Any suggestions will be appreciated
If I make the x_axis in an increasing order I get this result [Day 1 – 3 of Hour 14]:
If I use the timestamp as x_axis I get this result [Day 1 – 3 of Hour 14]:
My aim is to detect Outliers in my data and the data is vehicular traffic data
– It is contextual. That is the reason I am selecting 4 similar days of the same hour for this example.
My main question is am I losing any information if I do it the first way I mentioned? That is, the x_axis in increasing order from 1-n
because using timestamp
gives me bizzart results.
Is there a better way to do it?
Best Answer
Your question would benefit from more explanation regarding the data as well as the target. I am not certain whether I fully understand your question, but i will summarize my thoughts to your problem.

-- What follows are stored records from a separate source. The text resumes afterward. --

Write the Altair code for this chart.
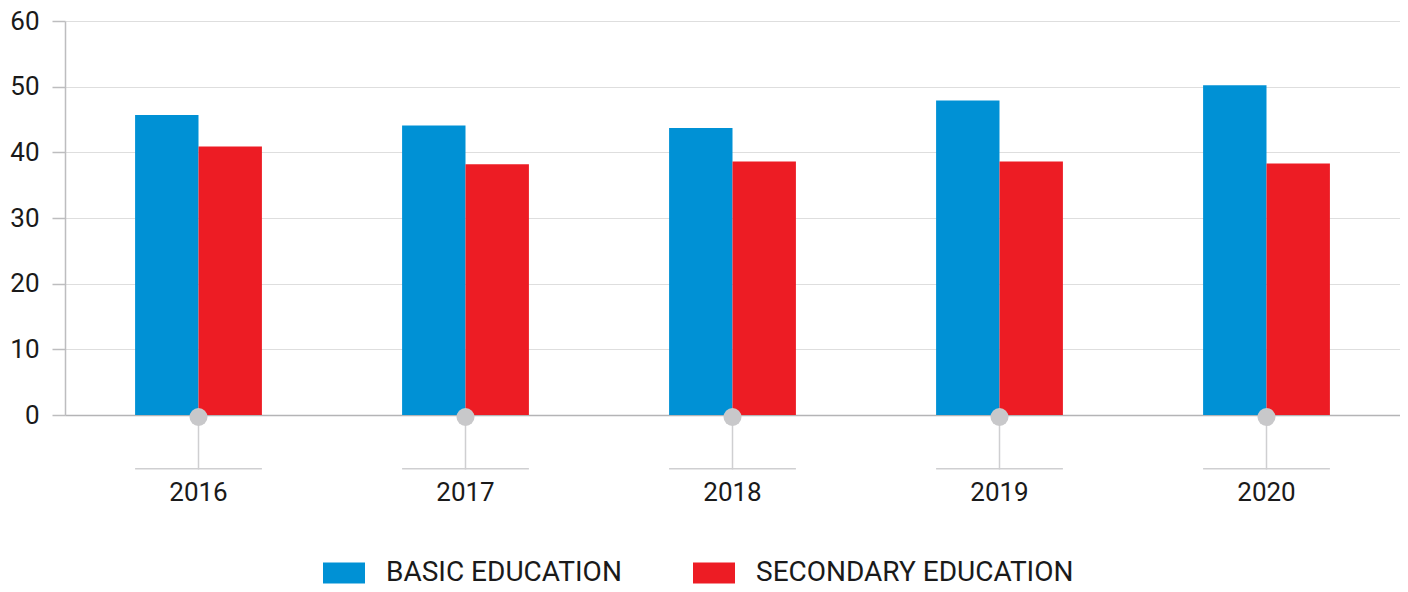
import altair as alt
import pandas as pd

years = ["2016", "2017", "2018", "2019", "2020"]
basic = [45.7, 44.1, 43.7, 47.9, 50.2]
secondary = [40.9, 38.2, 38.6, 38.6, 38.3]
series = ["BASIC EDUCATION", "SECONDARY EDUCATION"]
colors = ["#0091d5", "#ed1c24"]
y_ticks = [0, 10, 20, 30, 40, 50, 60]

rows = []
for i, yr in enumerate(years):
    rows.append({"year": yr, "series": series[0], "value": basic[i]})
    rows.append({"year": yr, "series": series[1], "value": secondary[i]})
df = pd.DataFrame(rows)
yd = pd.DataFrame({"year": years, "zero": [0] * len(years)})

FONT = "Roboto"
W, H = 1335, 394

xscale = alt.Scale(domain=years, paddingInner=0.525, paddingOuter=0.2625)
yscale = alt.Scale(domain=[0, 60], nice=False)

bars = alt.Chart(df).mark_bar().encode(
    x=alt.X("year:N", scale=xscale, sort=years,
            axis=alt.Axis(title=None, labelAngle=0, domain=True, domainColor="#b4b4b6",
                          domainWidth=1.5, ticks=True, tickSize=54, tickColor="#cfcfd1",
                          tickWidth=1.5, labelPadding=10, labelFontSize=26,
                          labelFont=FONT, labelColor="#1a1a1a")),
    xOffset=alt.XOffset("series:N", sort=series),
    y=alt.Y("value:Q", scale=yscale,
            axis=alt.Axis(title=None, values=y_ticks, grid=True, gridColor="#dedede",
                          gridWidth=1.2, domain=True, domainColor="#bdbdbf", domainWidth=1.5,
                          tickSize=13, tickColor="#bdbdbf", tickWidth=1.5,
                          labelPadding=13, labelFontSize=26, labelFont=FONT,
                          labelColor="#1a1a1a")),
    color=alt.Color("series:N", sort=series,
                    scale=alt.Scale(domain=series, range=colors),
                    legend=alt.Legend(title=None, orient="none", legendX=258, legendY=531,
                                      direction="horizontal",
                                      symbolType="M-1,-0.5L1,-0.5L1,0.5L-1,0.5Z",
                                      symbolSize=1764, symbolStrokeWidth=0,
                                      labelFont=FONT, labelFontSize=28, labelColor="#1a1a1a",
                                      labelOffset=21, columnPadding=71, labelLimit=500)),
)

underline = alt.Chart(yd).mark_bar(color="#cfcfd1").encode(
    x=alt.X("year:N", scale=xscale, sort=years),
    y=alt.value(H + 53),
    y2=alt.value(H + 54.5),
)

dots = alt.Chart(yd).mark_point(filled=True, shape="circle", size=324, yOffset=2,
                                color="#c8c8ca", opacity=1).encode(
    x=alt.X("year:N", scale=xscale, sort=years),
    y=alt.Y("zero:Q", scale=yscale),
)

chart = alt.layer(bars, underline, dots).properties(
    width=W, height=H,
    autosize=alt.AutoSizeParams(type="none"),
    padding={"left": 57, "top": 13, "right": 0, "bottom": 169},
).configure_view(stroke=None)

chart.save("out.html", embed_options={"renderer": "svg", "actions": False})
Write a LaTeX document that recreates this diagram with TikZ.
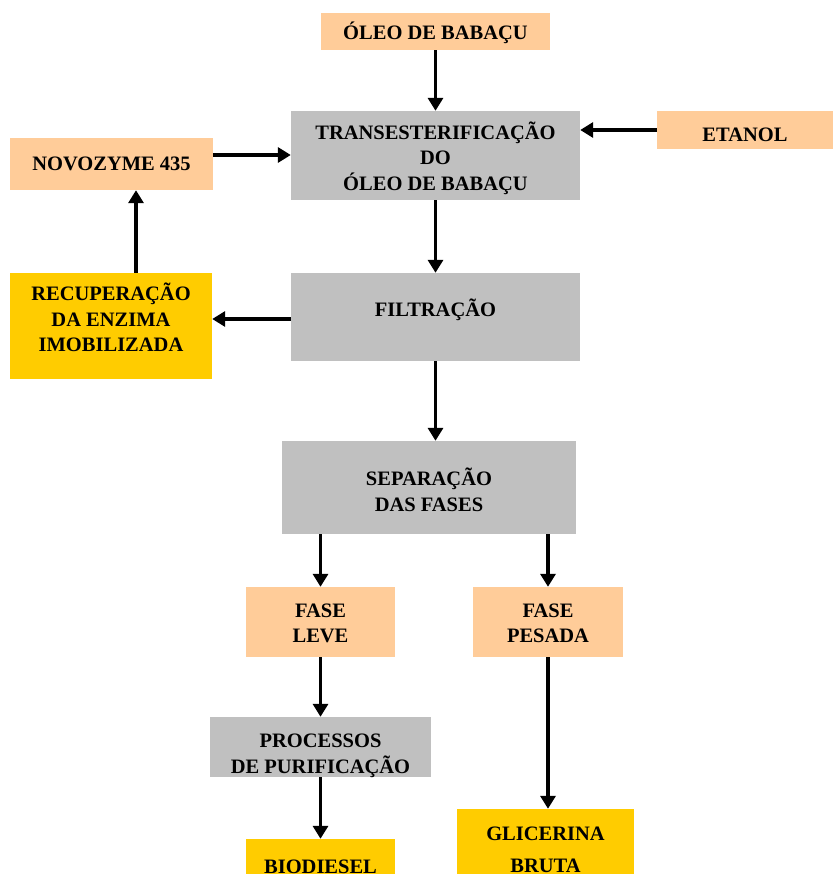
\documentclass[tikz,border=0pt]{standalone}
\usepackage{fontspec}
\setmainfont{Liberation Serif}
\usetikzlibrary{arrows.meta}
\definecolor{pessego}{HTML}{FFCC99}
\definecolor{cinza}{HTML}{C0C0C0}
\definecolor{ouro}{HTML}{FFCC00}
\newcommand{\subir}[2]{\raisebox{0pt}[\height][\dimexpr\depth+2\dimexpr#1\relax\relax]{\begin{tabular}{@{}c@{}}#2\end{tabular}}}
\newcommand{\descer}[2]{\raisebox{0pt}[\dimexpr\height+2\dimexpr#1\relax\relax][\depth]{\begin{tabular}{@{}c@{}}#2\end{tabular}}}

\begin{document}
\begin{tikzpicture}[x=1pt, y=-1pt,
    caixa/.style={inner sep=0pt, align=center, font=\fontsize{20.5}{25.5}\selectfont\bfseries},
    insumo/.style={caixa, fill=pessego},
    etapa/.style={caixa, fill=cinza},
    produto/.style={caixa, fill=ouro},
    seta/.style={line width=3.5pt, -{Triangle[length=13pt, width=15pt]}}]
    \useasboundingbox (0, 0) rectangle (833, 874);
    \clip (0, 0) rectangle (833, 874);
    \node[insumo, minimum width=229, minimum height=37] (oleo) at (435.5, 31.5) {\descer{3pt}{ÓLEO DE BABAÇU}};
    \node[etapa, minimum width=289, minimum height=89] (trans) at (435.5, 155.5) {\descer{4pt}{TRANSESTERIFICAÇÃO\\DO\\ÓLEO DE BABAÇU}};
    \node[insumo, minimum width=176, minimum height=36] (etanol) at (745, 130) {\descer{6pt}{ETANOL}};
    \node[insumo, minimum width=203, minimum height=52] (novo) at (111.5, 164) {NOVOZYME 435};
    \node[produto, minimum width=202, minimum height=106] (recup) at (111, 326) {\subir{5pt}{RECUPERAÇÃO\\DA ENZIMA\\IMOBILIZADA}};
    \node[etapa, minimum width=289, minimum height=88] (filt) at (435.5, 317) {\subir{6pt}{FILTRAÇÃO}};
    \node[etapa, minimum width=294, minimum height=93] (sep) at (429, 487.5) {\descer{6pt}{SEPARAÇÃO\\DAS FASES}};
    \node[insumo, minimum width=149, minimum height=70] (leve) at (320.5, 622) {\descer{3pt}{FASE\\LEVE}};
    \node[insumo, minimum width=150, minimum height=70] (pesada) at (548, 622) {\descer{3pt}{FASE\\PESADA}};
    \node[etapa, minimum width=221, minimum height=60] (purif) at (320.5, 747) {\raisebox{-13.5pt}[0pt][0pt]{\begin{tabular}{@{}c@{}}PROCESSOS\\DE PURIFICAÇÃO\end{tabular}}};
    \node[produto, minimum width=149, minimum height=56] (biod) at (320.5, 867) {BIODIESEL};
    \node[produto, minimum width=177, minimum height=82] (glic) at (545.5, 850) {GLICERINA\\[7pt]BRUTA};
    \draw[seta] (oleo) -- (trans);
    \draw[seta] (etanol.west) -- (etanol.west -| trans.east);
    \draw[seta] ([yshift=9pt]novo.east) -- ([yshift=9pt]novo.east -| trans.west);
    \draw[seta] ([xshift=25pt]recup.north) -- ([xshift=25pt]recup.north |- novo.south);
    \draw[seta] ([yshift=-2pt]filt.west) -- ([yshift=-2pt]filt.west -| recup.east);
    \draw[seta] (trans) -- (filt);
    \draw[seta] (filt.south) -- (filt.south |- sep.north);
    \draw[seta] (leve.north |- sep.south) -- (leve);
    \draw[seta] (pesada.north |- sep.south) -- (pesada);
    \draw[seta] (leve) -- (purif);
    \draw[seta] (purif) -- (biod);
    \draw[seta] ([xshift=2.5pt]glic.north |- pesada.south) -- ([xshift=2.5pt]glic.north);
\end{tikzpicture}
\end{document}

It seems you wish to work on the task of time-series clustering.
1) Using DBSCAN:
- You did not specify the dissimilarity measure that you are using. The quality of the clustering results strongly depends on the measure you choose to compare the time-series. A standard measure to use would be Euclidean Distance, yet the are quite a few reasons why not to use Euclidean Distance on time-series best explained here by Eamon Keogh (This is a link to one of his tutorials on time-series analysis).

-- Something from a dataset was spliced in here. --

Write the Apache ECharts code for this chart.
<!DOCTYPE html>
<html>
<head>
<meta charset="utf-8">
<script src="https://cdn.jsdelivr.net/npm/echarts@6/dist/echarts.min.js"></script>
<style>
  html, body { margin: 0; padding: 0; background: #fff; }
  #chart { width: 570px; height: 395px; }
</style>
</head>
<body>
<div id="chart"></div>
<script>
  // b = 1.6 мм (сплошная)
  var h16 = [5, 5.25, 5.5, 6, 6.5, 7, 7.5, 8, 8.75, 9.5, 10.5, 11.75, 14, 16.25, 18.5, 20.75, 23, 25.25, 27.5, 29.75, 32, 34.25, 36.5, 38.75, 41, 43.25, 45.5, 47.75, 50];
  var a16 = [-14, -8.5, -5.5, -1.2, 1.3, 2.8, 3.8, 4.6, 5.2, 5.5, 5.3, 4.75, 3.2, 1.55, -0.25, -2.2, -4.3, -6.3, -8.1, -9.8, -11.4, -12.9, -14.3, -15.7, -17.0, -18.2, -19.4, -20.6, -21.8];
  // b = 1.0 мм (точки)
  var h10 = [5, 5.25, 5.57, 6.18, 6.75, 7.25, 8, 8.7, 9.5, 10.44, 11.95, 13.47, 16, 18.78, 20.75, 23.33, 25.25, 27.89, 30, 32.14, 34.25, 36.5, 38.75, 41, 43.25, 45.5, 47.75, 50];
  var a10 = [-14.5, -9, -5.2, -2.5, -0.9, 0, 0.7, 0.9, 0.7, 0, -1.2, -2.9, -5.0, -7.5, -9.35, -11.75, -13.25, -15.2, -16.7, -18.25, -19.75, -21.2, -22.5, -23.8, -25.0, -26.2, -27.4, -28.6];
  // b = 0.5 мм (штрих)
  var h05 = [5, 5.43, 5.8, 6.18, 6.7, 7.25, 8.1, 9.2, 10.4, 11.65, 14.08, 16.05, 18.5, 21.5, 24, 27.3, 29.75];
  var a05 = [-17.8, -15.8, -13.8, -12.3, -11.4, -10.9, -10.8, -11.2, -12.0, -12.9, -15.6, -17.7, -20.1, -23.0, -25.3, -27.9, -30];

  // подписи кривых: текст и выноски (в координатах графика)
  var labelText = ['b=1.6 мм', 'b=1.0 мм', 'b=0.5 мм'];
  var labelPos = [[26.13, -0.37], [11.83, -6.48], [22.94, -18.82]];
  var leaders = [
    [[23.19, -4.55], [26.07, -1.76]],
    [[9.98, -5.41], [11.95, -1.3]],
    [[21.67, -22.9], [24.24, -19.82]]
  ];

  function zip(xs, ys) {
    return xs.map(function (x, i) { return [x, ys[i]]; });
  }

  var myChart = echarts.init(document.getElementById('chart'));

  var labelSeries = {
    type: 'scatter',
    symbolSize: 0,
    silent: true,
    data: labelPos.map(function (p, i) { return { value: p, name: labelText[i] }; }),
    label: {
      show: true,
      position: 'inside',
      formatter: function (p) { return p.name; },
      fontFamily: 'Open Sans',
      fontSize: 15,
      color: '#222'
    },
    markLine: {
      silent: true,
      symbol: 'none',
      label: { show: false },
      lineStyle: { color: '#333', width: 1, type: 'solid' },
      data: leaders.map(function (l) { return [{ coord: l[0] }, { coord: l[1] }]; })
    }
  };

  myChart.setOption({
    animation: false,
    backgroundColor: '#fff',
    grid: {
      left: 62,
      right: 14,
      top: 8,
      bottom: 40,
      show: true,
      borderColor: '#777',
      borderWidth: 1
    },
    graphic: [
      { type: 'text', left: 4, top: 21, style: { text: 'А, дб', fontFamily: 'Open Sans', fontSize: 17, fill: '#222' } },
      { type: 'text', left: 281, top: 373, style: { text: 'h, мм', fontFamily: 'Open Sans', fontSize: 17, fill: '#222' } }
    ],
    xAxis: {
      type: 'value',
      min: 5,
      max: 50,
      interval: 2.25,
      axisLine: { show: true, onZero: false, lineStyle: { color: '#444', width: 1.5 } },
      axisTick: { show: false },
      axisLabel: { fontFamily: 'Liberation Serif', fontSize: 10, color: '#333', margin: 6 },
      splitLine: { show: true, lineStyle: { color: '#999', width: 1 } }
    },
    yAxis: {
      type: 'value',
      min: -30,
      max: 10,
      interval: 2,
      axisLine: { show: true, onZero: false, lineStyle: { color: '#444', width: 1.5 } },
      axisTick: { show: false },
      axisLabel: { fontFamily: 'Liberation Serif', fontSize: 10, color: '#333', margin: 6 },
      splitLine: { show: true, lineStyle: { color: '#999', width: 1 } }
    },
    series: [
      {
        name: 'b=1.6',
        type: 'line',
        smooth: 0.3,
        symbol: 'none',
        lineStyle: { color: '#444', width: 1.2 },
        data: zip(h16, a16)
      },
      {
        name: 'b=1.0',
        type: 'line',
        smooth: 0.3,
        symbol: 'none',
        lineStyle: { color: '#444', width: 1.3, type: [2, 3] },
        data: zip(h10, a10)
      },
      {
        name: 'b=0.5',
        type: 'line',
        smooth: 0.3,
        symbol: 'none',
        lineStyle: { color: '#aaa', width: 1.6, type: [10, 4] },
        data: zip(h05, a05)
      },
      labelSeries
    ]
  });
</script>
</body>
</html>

- Although DBSCAN is quiet a wonderful algorithm, it is highly sensitive to its parameters. Therefore I would suggest to firstly use simpler algorithms. You can find alternatives here.
2) Time-series clustering: You can cluster time-series either directly on the time-series data using dissimilarity measures such as Dynamic Time Warping (DTW) or you can transform your time-series into a feature space (such as mean, max, min, kurtosis, skewness per dimension) and use Euclidean Distance in the feature space. The choice of relevant/appropriate features depends on the nature of the data – which you did not specify.
If you wish to get more specific answers, please plot some time-series, explain what sort of clusters you expect and describe the origin of your data.